By Jayson Robert Ducharme
Available February 2021

Rating: 4.5 out of 5.

Being a parent (and one that suffers from depression and anxiety), this novella pulled the floor out from under me several times.

For this story, Ducharme has created a fictional (American) version of the Suicide Forest from Japan. A mother has gone there in search of her depressed son, in hopes to save him from himself. However, there’s more to it than meets the eye. Unfortunately for me, I can’t say much of anything here without revealing secrets best learned in the moment of reading (and not early from a book blogger), but I will say I didn’t see it coming. In fact, I wasn’t even suspecting a twist; so when it happened, I was very pleasantly surprised. It helped strengthen the couple small things that felt weak to me, making them no longer an issue.

I really liked the Tinker. He had a personality to him that was creepy, and the way he was presented was very predatory and timeless. The Donneur Vie felt underdeveloped by comparison, but was still an interesting idea. I especially liked the location you see on the cover of this novella – there’s this place where people hang and there are pieces of them sewn into the trees. Very cool and very horrific!

For me, the second part to this story – after you’ve learned the trick to it – was more emotional and striking. Even though not much happens in it besides looking back at the past (and that final sequence of leaving the forest), those final chapters were what made the story come together for me in such a way that I was left haunted and anxious. I’m not an easy person to stoke an emotional response out of, so I know a story has done something right when I’m left in such a state.

Come Forth in Thaw marks my third novella from Ducharme, but it won’t be my last. This story will cause your heart to sink and your feet to kick up and run as the world drops from beneath you.
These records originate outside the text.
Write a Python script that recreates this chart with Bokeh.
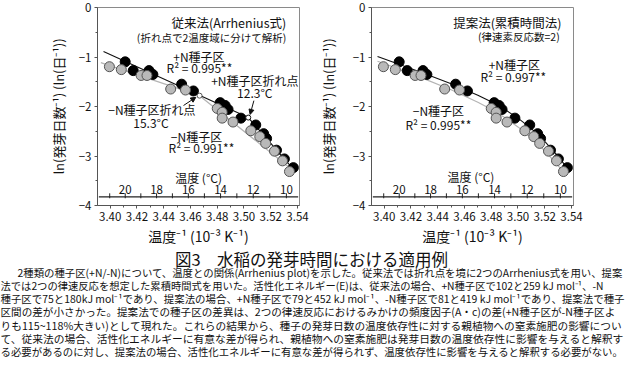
from bokeh.plotting import figure
from bokeh.models import Range1d, FixedTicker, Arrow, NormalHead, PrintfTickFormatter, CustomJSTickFormatter
from bokeh.layouts import column, row
from bokeh.embed import file_html
from bokeh.resources import INLINE
from bokeh.core.properties import value

FONT = "Noto Sans CJK JP"

# ---------------- data ----------------
PN_X = [3.4112, 3.4172, 3.4290, 3.4319, 3.4534, 3.4622, 3.4822, 3.4859, 3.4881, 3.4977, 3.5088, 3.5147, 3.5169, 3.5243, 3.5302, 3.5369]
PN_Y = [-1.098, -1.275, -1.275, -1.353, -1.549, -1.686, -1.922, -1.980, -2.059, -2.235, -2.373, -2.549, -2.647, -2.882, -3.059, -3.235]
MN_X = [3.3994, 3.4083, 3.4231, 3.4275, 3.4452, 3.4563, 3.4800, 3.4837, 3.4837, 3.4918, 3.5051, 3.5118, 3.5162, 3.5228, 3.5288, 3.5340]
MN_Y = [-1.196, -1.255, -1.373, -1.373, -1.647, -1.667, -2.039, -2.118, -2.235, -2.314, -2.490, -2.608, -2.745, -2.902, -3.098, -3.314]

# conventional method (Arrhenius, two segments with break point)
CONV_PN_X = [3.395, 3.5032, 3.538]
CONV_PN_Y = [-0.89, -2.224, -3.30]
CONV_MN_X = [3.393, 3.4668, 3.536]
CONV_MN_Y = [-1.115, -1.781, -3.279]
BREAK_PN_X = [3.5032]
BREAK_PN_Y = [-2.224]
BREAK_MN_X = [3.4668]
BREAK_MN_Y = [-1.781]

# proposed method (cumulative time) fitted curves
PROP_PN_X = [3.395, 3.41, 3.43, 3.45, 3.47, 3.48, 3.49, 3.50, 3.51, 3.52, 3.53, 3.538]
PROP_PN_Y = [-0.990, -1.135, -1.332, -1.540, -1.771, -1.905, -2.057, -2.235, -2.448, -2.704, -3.008, -3.286]
PROP_MN_X = [3.395, 3.41, 3.43, 3.45, 3.47, 3.48, 3.49, 3.50, 3.51, 3.52, 3.53, 3.536]
PROP_MN_Y = [-1.085, -1.235, -1.442, -1.662, -1.913, -2.057, -2.221, -2.412, -2.634, -2.894, -3.195, -3.395]

X_TICKS = [3.40, 3.42, 3.44, 3.46, 3.48, 3.50, 3.52, 3.54]
X_MINOR = [3.39, 3.41, 3.43, 3.45, 3.47, 3.49, 3.51, 3.53]
Y_TICKS = [0, -1, -2, -3, -4]
Y_MINOR = [-0.5, -1.5, -2.5, -3.5]
TEMP_LABELS = [20, 18, 16, 14, 12, 10]
TEMP_MINOR = [21, 20, 19, 18, 17, 16, 15, 14, 13, 12, 11, 10]

CAPTION_TITLE = "図3　水稲の発芽時間における適用例"
CAPTION_LINES = [
    "2種類の種子区(+N/-N)について、温度との関係(Arrhenius plot)を示した。従来法では折れ点を境に2つのArrhenius式を用い、提案",
    "法では2つの律速反応を想定した累積時間式を用いた。活性化エネルギー(E)は、従来法の場合、+N種子区で102と259 kJ mol⁻¹、-N",
    "種子区で75と180kJ mol⁻¹であり、提案法の場合、+N種子区で79と452 kJ mol⁻¹、-N種子区で81と419 kJ mol⁻¹であり、提案法で種子",
    "区間の差が小さかった。提案法での種子区の差異は、2つの律速反応におけるみかけの頻度因子(A・c)の差(+N種子区が-N種子区よ",
    "りも115~118%大きい)として現れた。これらの結果から、種子の発芽日数の温度依存性に対する親植物への窒素施肥の影響につい",
    "て、従来法の場合、活性化エネルギーに有意な差が得られ、親植物への窒素施肥は発芽日数の温度依存性に影響を与えると解釈す",
    "る必要があるのに対し、提案法の場合、活性化エネルギーに有意な差が得られず、温度依存性に影響を与えると解釈する必要がない。",
]
CAPTION_SIZES = [10.4, 10.3, 10.45, 10.6, 10.7, 10.75, 10.4]

XR = (3.3905, 3.5415)
YR = (-4.0, 0.0)
T_LINE_Y = -3.824
T_LABEL_Y = -3.686


def temp_to_x(t):
    return 1000.0 / (t + 273.15)


def txt(p, x, y, s, size="12px", align="center"):
    p.text(x=[x], y=[y], text=[s], text_font=value(FONT), text_font_size=value(size),
           text_align=align, text_baseline="middle", text_color="#111111")


def make_panel(left, right, ylabel_standoff):
    p = figure(frame_width=202, frame_height=198, min_border_left=left, min_border_right=right,
               min_border_top=7, min_border_bottom=39,
               x_range=Range1d(*XR), y_range=Range1d(*YR),
               output_backend="svg", toolbar_location=None)
    p.xgrid.visible = False
    p.ygrid.visible = False
    p.outline_line_color = "#8a8a8a"
    p.background_fill_color = "white"
    p.border_fill_color = "white"
    p.xaxis.ticker = FixedTicker(ticks=X_TICKS, minor_ticks=X_MINOR)
    p.yaxis.ticker = FixedTicker(ticks=Y_TICKS, minor_ticks=Y_MINOR)
    p.xaxis.formatter = PrintfTickFormatter(format="%.2f")
    p.yaxis.formatter = CustomJSTickFormatter(code="return tick == 0 ? '0' : '\u2212' + Math.abs(tick).toFixed(0);")
    for ax in (p.xaxis[0], p.yaxis[0]):
        ax.axis_line_color = "#555555"
        ax.major_tick_line_color = "#555555"
        ax.minor_tick_line_color = "#555555"
        ax.major_tick_out = 3
        ax.major_tick_in = 0
        ax.minor_tick_out = 2
        ax.minor_tick_in = 0
        ax.major_label_text_font = FONT
        ax.major_label_text_font_size = "11.5px"
        ax.major_label_text_color = "#111111"
        ax.axis_label_text_font = FONT
        ax.axis_label_text_font_style = "normal"
        ax.axis_label_text_color = "#111111"
    p.xaxis.major_label_standoff = 3
    p.yaxis.major_label_standoff = 3
    p.xaxis.axis_label = "温度⁻¹ (10⁻³ K⁻¹)"
    p.xaxis.axis_label_text_font_size = "14px"
    p.xaxis.axis_label_standoff = 2
    p.yaxis.axis_label = "ln(発芽日数⁻¹) (ln(日⁻¹))"
    p.yaxis.axis_label_text_font_size = "13px"
    p.yaxis.axis_label_standoff = ylabel_standoff

    # inner temperature axis
    p.line(x=[XR[0] + 0.001, XR[1] - 0.001], y=[T_LINE_Y, T_LINE_Y], line_color="#222222", line_width=1.3)
    tx = [temp_to_x(t) for t in TEMP_MINOR]
    p.segment(x0=tx, y0=[T_LINE_Y - 0.03] * len(tx), x1=tx, y1=[T_LINE_Y + 0.07] * len(tx),
              line_color="#222222", line_width=1)
    lx = [temp_to_x(t) for t in TEMP_LABELS]
    p.text(x=lx, y=[T_LABEL_Y] * len(lx), text=[str(t) for t in TEMP_LABELS], text_font=value(FONT),
           text_font_size=value("11.5px"), text_align="center", text_baseline="middle", text_color="#111111")
    return p


# ---------------- left panel ----------------
p1 = make_panel(97, 14, 8)
p1.line(CONV_MN_X, CONV_MN_Y, line_color="#b4b4b4", line_width=1.2)
p1.line(CONV_PN_X, CONV_PN_Y, line_color="#111111", line_width=1.1)
p1.scatter(PN_X, PN_Y, size=10, fill_color="black", line_color="black")
p1.scatter(MN_X, MN_Y, size=10, fill_color="#b9b9b9", line_color="#555555", line_width=1)
p1.scatter(BREAK_PN_X, BREAK_PN_Y, size=5, fill_color="white", line_color="#111111")
p1.scatter(BREAK_MN_X, BREAK_MN_Y, size=5, fill_color="white", line_color="#555555")

txt(p1, 3.5316, -0.294, "従来法(Arrhenius式)", "12.5px", "right")
txt(p1, 3.5316, -0.608, "(折れ点で2温度域に分けて解析)", "10.5px", "right")
txt(p1, 3.4663, -0.98, "+N種子区", "12px")
txt(p1, 3.4667, -1.216, "R² = 0.995**", "12px")
txt(p1, 3.5081, -1.47, "+N種子区折れ点", "12px")
txt(p1, 3.5081, -1.725, "12.3°C", "12px")
txt(p1, 3.4312, -2.059, "−N種子区折れ点", "12px")
txt(p1, 3.4305, -2.314, "15.3°C", "12px")
txt(p1, 3.4645, -2.608, "−N種子区", "12px")
txt(p1, 3.4682, -2.824, "R² = 0.991**", "12px")
txt(p1, 3.4661, -3.431, "温度 (°C)", "12px")
p1.add_layout(Arrow(end=NormalHead(size=5, fill_color="#111111", line_color="#111111"),
                    x_start=3.5074, y_start=-1.882, x_end=3.5046, y_end=-2.16,
                    line_color="#111111", line_width=1))
p1.add_layout(Arrow(end=NormalHead(size=5, fill_color="#111111", line_color="#111111"),
                    x_start=3.4548, y_start=-1.98, x_end=3.4640, y_end=-1.815,
                    line_color="#111111", line_width=1))

# ---------------- right panel ----------------
p2 = make_panel(58, 54, 12)
p2.line(PROP_MN_X, PROP_MN_Y, line_color="#b4b4b4", line_width=1.2)
p2.line(PROP_PN_X, PROP_PN_Y, line_color="#111111", line_width=1.1)
p2.scatter(PN_X, PN_Y, size=10, fill_color="black", line_color="black")
p2.scatter(MN_X, MN_Y, size=10, fill_color="#b9b9b9", line_color="#555555", line_width=1)

txt(p2, 3.5326, -0.294, "提案法(累積時間法)", "12.5px", "right")
txt(p2, 3.5312, -0.588, "(律速素反応数=2)", "10.5px", "right")
txt(p2, 3.4973, -1.157, "+N種子区", "12px")
txt(p2, 3.4965, -1.392, "R² = 0.997**", "12px")
txt(p2, 3.4405, -2.078, "−N種子区", "12px")
txt(p2, 3.4405, -2.373, "R² = 0.995**", "12px")
txt(p2, 3.4648, -3.412, "温度 (°C)", "12px")

# ---------------- caption ----------------
p3 = figure(width=627, height=112, x_range=Range1d(0, 627), y_range=Range1d(112, 0),
            x_axis_type=None, y_axis_type=None, output_backend="svg", toolbar_location=None,
            min_border=0)
p3.outline_line_color = None
p3.xgrid.visible = False
p3.ygrid.visible = False
p3.text(x=[311], y=[10.5], text=[CAPTION_TITLE], text_font=value(FONT), text_font_size=value("16.5px"),
        text_align="center", text_baseline="middle", text_color="#111111")
line_y = [23.5 + 13.3 * i for i in range(len(CAPTION_LINES))]
line_x = [17] + [0] * (len(CAPTION_LINES) - 1)
for xx, yy, s, fs in zip(line_x, line_y, CAPTION_LINES, CAPTION_SIZES):
    p3.text(x=[xx], y=[yy], text=[s], text_font=value(FONT), text_font_size=value(f"{fs}px"),
            text_align="left", text_baseline="middle", text_color="#111111")

layout = column(row(p1, p2), p3)
open("out.html", "w").write(file_html(layout, INLINE))
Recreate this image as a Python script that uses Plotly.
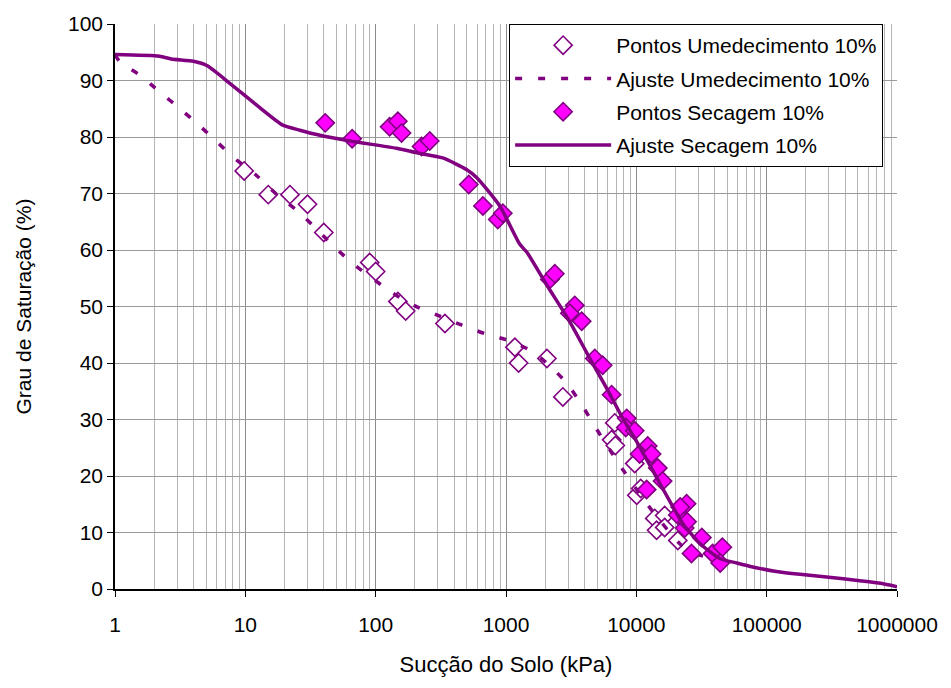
import plotly.graph_objects as go

# Pontos Secagem (drying points)
sec_x = [41, 66, 128, 148, 158, 225, 260, 518, 665, 865, 945, 2170, 2370, 3370, 3090, 3810,
         4800, 5520, 6460, 8440, 8300, 9720, 12230, 10600, 13100, 14600, 15900, 12000, 24300,
         20800, 21700, 23500, 24500, 31800, 26500, 38500, 45700, 44000]
sec_y = [82.5, 79.7, 81.8, 82.8, 80.7, 78.3, 79.3, 71.6, 67.8, 65.4, 66.5, 54.8, 55.8, 50.2, 48.8, 47.4,
         40.8, 39.6, 34.4, 30.2, 28.6, 28.0, 25.3, 23.9, 23.9, 21.4, 19.1, 17.6, 15.1,
         13.1, 14.5, 10.8, 11.9, 9.1, 6.3, 6.3, 7.4, 4.6]

# Pontos Umedecimento (wetting points)
ume_x = [9.8, 15, 22, 30, 40, 90, 100, 148, 170, 340, 1170, 1250, 2060, 2730, 6830, 6460, 6900,
         9720, 10080, 10800, 13840, 16500, 14300, 16500, 20800]
ume_y = [74.0, 69.8, 69.8, 68.1, 63.1, 57.8, 56.2, 50.9, 49.2, 47.0, 42.8, 40.0, 40.8, 34.0, 29.4, 26.4, 25.4,
         22.2, 16.6, 17.8, 12.5, 13.0, 10.4, 10.9, 8.6]

# Ajuste Secagem (drying fit)
fit_sec_x = [1, 2.2, 2.7, 4.0, 5.1, 7.6, 12.3, 19.4, 26.2, 37.4, 63.4, 145, 207, 327, 500, 597, 896,
             1277, 1446, 2055, 3090, 4400, 5930, 7870, 9720, 14330, 18000, 22700, 30600, 43600,
             58900, 78200, 119000, 180000, 300000, 500000, 750000, 1000000]
fit_sec_y = [94.6, 94.3, 93.8, 93.4, 92.6, 89.5, 85.6, 82.1, 81.2, 80.3, 79.3, 78.0, 77.2, 76.3, 74.2, 72.8, 67.8,
             61.0, 59.6, 53.8, 47.3, 40.8, 35.5, 30.2, 26.7, 19.7, 15.6, 11.6, 8.1, 5.4,
             4.6, 3.9, 3.1, 2.6, 2.1, 1.5, 1.0, 0.4]

# Ajuste Umedecimento (wetting fit)
fit_ume_x = [1, 1.09, 1.56, 2.2, 3.15, 4.5, 6.2, 8.6, 12.3, 17.5, 24.9, 34.2, 47, 66, 135, 200, 294,
             460, 688, 1070, 1600, 2290, 2980, 3890, 4800, 7730, 12680, 22300, 30600, 43600]
fit_ume_y = [94.6, 93.3, 90.9, 88.0, 85.0, 81.9, 78.9, 75.9, 73.1, 69.8, 67.0, 64.0, 60.8, 57.7, 52.4, 50.1, 48.5,
             46.7, 45.2, 43.9, 42.0, 39.0, 36.2, 32.3, 28.8, 21.4, 14.4, 7.7, 6.0, 5.2]

x_ticks = [1, 10, 100, 1000, 10000, 100000, 1000000]
x_ticktext = ["1", "10", "100", "1000", "10000", "100000", "1000000"]
minor_vals = [m * d for d in [1, 10, 100, 1000, 10000, 100000] for m in range(2, 10)]

PURPLE = "#800080"
MAGENTA = "#FF00FF"
FONT = "Liberation Sans, Arial, sans-serif"

fig = go.Figure()
fig.add_trace(go.Scatter(
    x=ume_x, y=ume_y, mode="markers", name="Pontos Umedecimento 10%",
    legendgroup="a",
    marker=dict(symbol="diamond", size=14, color="white", line=dict(color=PURPLE, width=1.6)),
))
fig.add_trace(go.Scatter(
    x=fit_ume_x, y=fit_ume_y, mode="lines", name="Ajuste Umedecimento 10%",
    legendgroup="b",
    line=dict(color=PURPLE, width=3.5, dash="7px,16px", shape="spline", smoothing=0.6),
))
fig.add_trace(go.Scatter(
    x=sec_x, y=sec_y, mode="markers", name="Pontos Secagem 10%",
    legendgroup="c",
    marker=dict(symbol="diamond", size=14, color=MAGENTA, line=dict(color=PURPLE, width=1.6)),
))
fig.add_trace(go.Scatter(
    x=fit_sec_x, y=fit_sec_y, mode="lines", name="Ajuste Secagem 10%",
    legendgroup="d",
    line=dict(color=PURPLE, width=3.5, shape="spline", smoothing=0.6),
))

fig.update_layout(
    width=951, height=688,
    margin=dict(l=115, r=54, t=20, b=99),
    paper_bgcolor="white", plot_bgcolor="white",
    font=dict(family=FONT, size=21, color="black"),
    showlegend=True,
    legend=dict(
        x=0.504, y=1, xanchor="left", yanchor="top",
        bgcolor="white", bordercolor="black", borderwidth=1,
        font=dict(family=FONT, size=21, color="black"),
        tracegroupgap=3, itemwidth=96,
    ),
    xaxis=dict(
        type="log", range=[0, 6],
        tickvals=x_ticks, ticktext=x_ticktext,
        showgrid=True, gridcolor="#8c8c8c", gridwidth=1,
        showline=True, linecolor="black", linewidth=1.5,
        ticks="outside", ticklen=6, tickcolor="black",
        ticklabelstandoff=10,
        minor=dict(tickvals=minor_vals, showgrid=True, gridcolor="#b4b4b4", gridwidth=1, ticks=""),
        zeroline=False,
        title=dict(text="Sucção do Solo (kPa)", standoff=22, font=dict(size=22)),
    ),
    yaxis=dict(
        range=[0, 100], dtick=10, tick0=0,
        showgrid=True, gridcolor="#9a9a9a", gridwidth=1,
        showline=True, linecolor="black", linewidth=1.5,
        ticks="outside", ticklen=6, tickcolor="black",
        zeroline=False,
        title=dict(text="Grau de Saturação (%)", standoff=31, font=dict(size=21)),
    ),
)

fig.write_html("out.html")
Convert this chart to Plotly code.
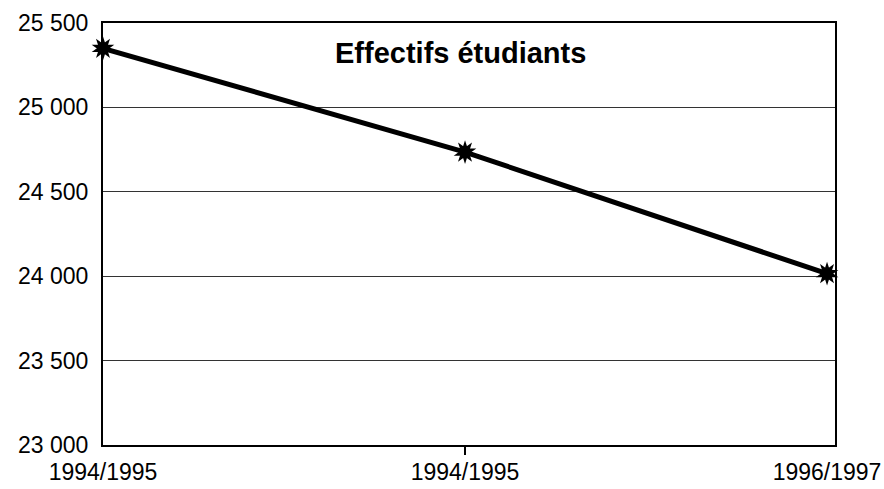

Highlights: Sets out to “elevate” the exploited setting of Aokigahara Forest (Japan’s “suicide forest”) … emotional and gripping … intense ending … unexpected plot twist … features a great enemy in the forest, as well some horrifying locations

Shadows: Parts of the end sequence felt a little weak, but not enough to ruin the finale … the Donneur View seems underdeveloped by comparison to the Tinker

FFO: Emotional horror … stories about overcoming depression and surviving great loss

Takeaway: Ducharme flexes his writing muscles with Come Forth in Thaw, an emotional and tragic story of horror that will both break and heal you.